Les édifices de Québec sont généralement construits en pierre. C’est qu’il y avait plusieurs sources d’approvisionnement situées à proximité. Sous le Régime français, on utilisait du schiste, aussi appelé la pierre noire du cap. Abondant, mais de mauvaise qualité, on l’utilisait pour les parements extérieurs, mais avec un recouvrement de crépi, à l’intérieur et pour les fondations. La rue des Carrières porte ce nom du fait qu’elle conduisait à une carrière de schiste.

La carrière de la rue des Carrières, située où on retrouve aujourd'hui l'escalier qui conduit à la rue Saint-Denis. Photo courtoisie Stéphane Lamontagne

On utilisait également le calcaire des carrières situées en bordure de la rivière Beauport. Le Manège militaire de la Grande Allée est un bel exemple d’un bâtiment construit avec cette pierre. Toutefois, sous le Régime britannique, le calcaire proviendra principalement de Pointe-aux-Trembles, dans Portneuf. Néanmoins, le bas-relief du Chien d’Or a été taillé, sous le Régime français, dans du calcaire de Pointe-aux-Trembles. Le calcaire chauffé et réduit en poudre servait également à la production de la chaux et du mortier.

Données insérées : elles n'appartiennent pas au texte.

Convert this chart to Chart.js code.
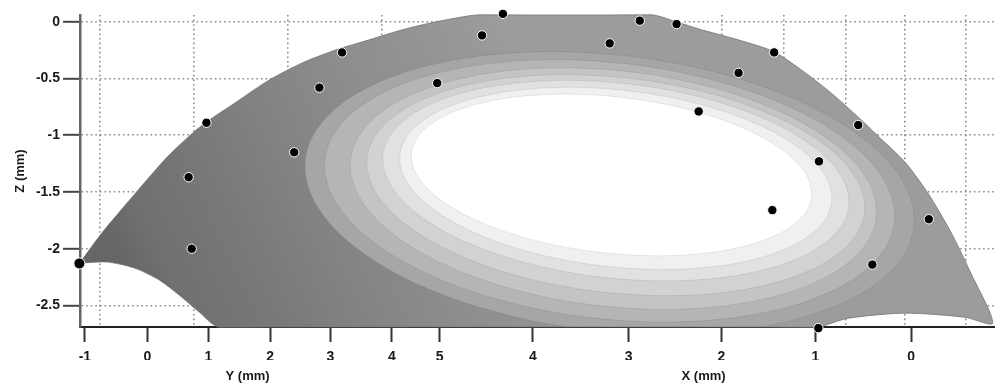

Enfin, à partir des années 1740, on utilisera abondamment la pierre de grès provenant de Sillery et de Cap-Rouge. Il s’agit d’une pierre très dure, difficile à tailler, d’où son utilisation tardive, mais très résistante. Les fortifications de Québec sont essentiellement construites en grès vert.

1) Le chevreuil du faubourg  

La pierre millésimée du chevreuil, située sur la rue Saint-Jean. Photo courtoisie Pierre Lahoud

Plusieurs bâtiments sont ornés, en façade, d’une pierre millésimée indiquant leur année de construction. Il y en a de tous les styles, certaines étant très simples, d’autres, plutôt élaborées. 

Au 774 de la rue Saint-Jean, face à l’ancienne église St. Matthew, il s’en trouve une tout à fait remarquable. Il s’agit d’une tête de chevreuil portant le millésime 1860. 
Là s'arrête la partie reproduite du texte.